Scientists uncover how a cell's 'fuel gauge' promotes healthy development
Anwesh Kamireddy/Salk Institute
This cellular fuel gauge is a protein complex called AMPK that oversees energy input and output to keep the cell running smoothly. If AMPK were a car sensor, for instance, it would be able to instruct the vehicle when to get gas or lower the air conditioning to save energy. Similarly, if the cell's fuel supply--nutrients--is scarce, AMPK slows down cell growth and changes its metabolism. Previously, Salk Professor Reuben Shaw discovered that AMPK could halt tumors' revved-up metabolism, as well as restore normal function to the liver and other tissues in diabetics.
"Even though there's great interest in AMPK related to diabetes and cancer, frankly nothing was known about how this fuel gauge process changes in different cell populations during development," says Shaw, senior author of the work and holder of the William R. Brody Chair. Aside from giving new insight into stem cell therapies, the work could also help refine cancer treatments.

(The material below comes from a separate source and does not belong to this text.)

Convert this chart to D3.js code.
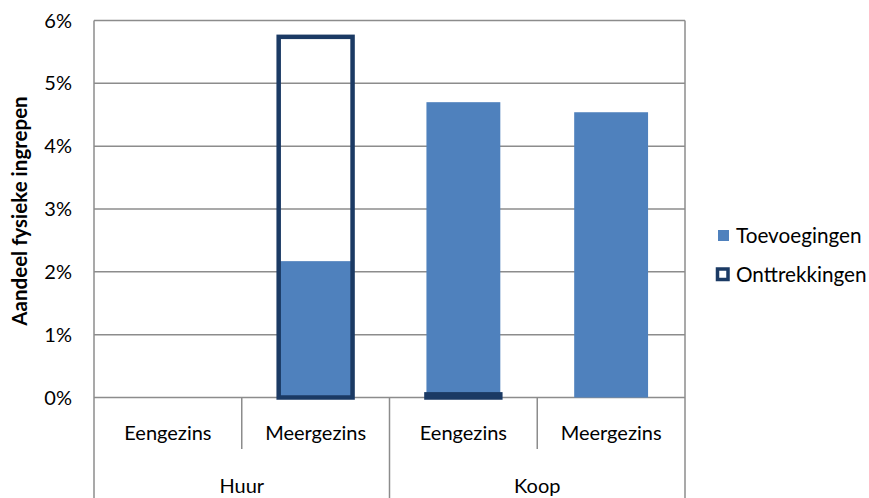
<!DOCTYPE html>
<html>
<head>
<meta charset="utf-8">
<script src="https://cdn.jsdelivr.net/npm/d3@7"></script>
<style>
  body { margin: 0; background: #fff; }
  svg { display: block; }
  text { font-family: Lato, "Open Sans", sans-serif; fill: #000; }
</style>
</head>
<body>
<svg id="chart" width="869" height="498"></svg>
<script>
// ---- data ----
const groups = ["Huur", "Huur", "Koop", "Koop"];
const categories = ["Eengezins", "Meergezins", "Eengezins", "Meergezins"];
const toevoegingen = [0, 2.17, 4.70, 4.54];      // %
const onttrekkingen = [0, 5.74, 0.05, 0];         // %
const yTicks = [0, 1, 2, 3, 4, 5, 6];
const seriesNames = ["Toevoegingen", "Onttrekkingen"];
const yTitle = "Aandeel fysieke ingrepen";

// ---- layout ----
const W = 869, H = 498;
const plot = { left: 94, right: 685, top: 20.5, bottom: 397.5 };
const fillColor = "#4F81BD";
const outlineColor = "#1B3A64";
const gridColor = "#8c8c8c";
const fontSize = 20;

const svg = d3.select("#chart");
const keys = categories.map((c, i) => i);

const x = d3.scaleBand().domain(keys).range([plot.left, plot.right]).paddingInner(0).paddingOuter(0);
const y = d3.scaleLinear().domain([0, 6]).range([plot.bottom, plot.top]);
const barW = x.bandwidth() * 0.5;

// gridlines
svg.append("g").selectAll("line").data(yTicks).join("line")
  .attr("x1", plot.left).attr("x2", plot.right)
  .attr("y1", d => y(d)).attr("y2", d => y(d))
  .attr("stroke", gridColor).attr("stroke-width", 1.5);

// plot border verticals (left axis and right border, extending into category area)
svg.append("line").attr("x1", plot.left).attr("x2", plot.left).attr("y1", plot.top).attr("y2", H)
  .attr("stroke", gridColor).attr("stroke-width", 1.5);
svg.append("line").attr("x1", plot.right).attr("x2", plot.right).attr("y1", plot.top).attr("y2", H)
  .attr("stroke", gridColor).attr("stroke-width", 1.5);

// category separators
const groupNames = Array.from(new Set(groups));
keys.forEach(i => {
  if (i === 0) return;
  const xx = x(i);
  const isGroupBoundary = groups[i] !== groups[i - 1];
  svg.append("line").attr("x1", xx).attr("x2", xx)
    .attr("y1", plot.bottom).attr("y2", isGroupBoundary ? H : 449)
    .attr("stroke", gridColor).attr("stroke-width", 1.5);
});

// y tick labels
svg.append("g").selectAll("text").data(yTicks).join("text")
  .attr("x", 72).attr("y", d => y(d)).attr("dy", "0.35em")
  .attr("text-anchor", "end").attr("font-size", fontSize)
  .text(d => d + "%");

// y axis title
svg.append("text")
  .attr("transform", `translate(27,${(plot.top + plot.bottom) / 2 + 2}) rotate(-90)`)
  .attr("text-anchor", "middle").attr("font-size", 20.5).attr("font-weight", "bold")
  .text(yTitle);

// category labels
svg.append("g").selectAll("text").data(keys).join("text")
  .attr("x", d => x(d) + x.bandwidth() / 2).attr("y", 440)
  .attr("text-anchor", "middle").attr("font-size", fontSize)
  .text(d => categories[d]);

// group labels
groupNames.forEach(g => {
  const idx = keys.filter(i => groups[i] === g);
  const x0 = x(idx[0]), x1 = x(idx[idx.length - 1]) + x.bandwidth();
  svg.append("text").attr("x", (x0 + x1) / 2).attr("y", 493)
    .attr("text-anchor", "middle").attr("font-size", fontSize).text(g);
});

// toevoegingen bars
svg.append("g").selectAll("rect").data(keys.filter(i => toevoegingen[i] > 0)).join("rect")
  .attr("x", d => x(d) + (x.bandwidth() - barW) / 2)
  .attr("width", barW)
  .attr("y", d => y(toevoegingen[d]))
  .attr("height", d => y(0) - y(toevoegingen[d]))
  .attr("fill", fillColor);

// onttrekkingen outlined bars
svg.append("g").selectAll("rect").data(keys.filter(i => onttrekkingen[i] > 0)).join("rect")
  .attr("x", d => x(d) + (x.bandwidth() - barW) / 2)
  .attr("width", barW)
  .attr("y", d => y(onttrekkingen[d]))
  .attr("height", d => y(0) - y(onttrekkingen[d]))
  .attr("fill", "none")
  .attr("stroke", outlineColor).attr("stroke-width", 4.5);

// legend
const lg = svg.append("g");
lg.append("rect").attr("x", 718).attr("y", 230).attr("width", 11).attr("height", 11).attr("fill", fillColor);
lg.append("text").attr("x", 736).attr("y", 243).attr("font-size", 20.7).text(seriesNames[0]);
lg.append("rect").attr("x", 717.5).attr("y", 269).attr("width", 10.5).attr("height", 10.5)
  .attr("fill", "#fff").attr("stroke", outlineColor).attr("stroke-width", 3.5);
lg.append("text").attr("x", 736).attr("y", 282).attr("font-size", 20.7).text(seriesNames[1]);
</script>
</body>
</html>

"To begin, we used CRISPR technology to edit out two important components of the AMPK pathway in embryonic stem cells," says Nathan Young, Salk research associate and first author of the paper. "At first we didn't see any difference, but things became interesting when we prompted the cells to differentiate."
Normally, embryonic stem cells have the capacity to generate more specialized cells that belong to one of three broad groups termed germ layers--the endoderm, ectoderm and mesoderm--that can ultimately develop into all of the diverse cell types in an organism. However, the cells without a functioning AMPK pathway failed to efficiently make endoderm (the innermost layer in an organism) and instead made too much ectoderm (the layer that would turn into skin).
"These cells couldn't make the right choice," says Shaw. "This was the first inclination that this metabolic pathway is telling cells what kind of specialized tissues to become."
What was remarkable, according to the researchers, is when they looked closer at the gene expression patterns of the AMPK-deficient cells. They found that a large number of down-regulated genes related to one specific cellular structure: the lysosome. This critical self-contained organelle contains corrosive enzymes that degrade cellular material to reuse components--the garbage disposal and recycling center of the cell.
This loss of lysosomes, the researchers discovered, was due to the loss of a transcription factor called Tfeb, which turns on the expression of lysosomal genes in times of starvation. By simply reintroducing Tfeb into the dysfunctional cells, the team was able to restore normal development and differentiation.
"It was thought that lysosomes and AMPK were connected somehow, but no one had dreamed that you'd get no lysosomes if you don't have this fuel gauge," says Shaw. "Connecting the AMPK pathway to lysosomes begs the question of whether this pathway is part of anti-cancer pathways as well."
Currently, lysosome inhibitors are in dozens of clinical trials for breast, lung, pancreatic and brain cancers, even though the exact link between lysosomes and tumors are not understood. "We are decoding some of these underlying connections that might indicate when and how a cancer drugs might be useful," says Shaw. "This work may also help up make better, more specific ways of targeting lysosomes in cancer."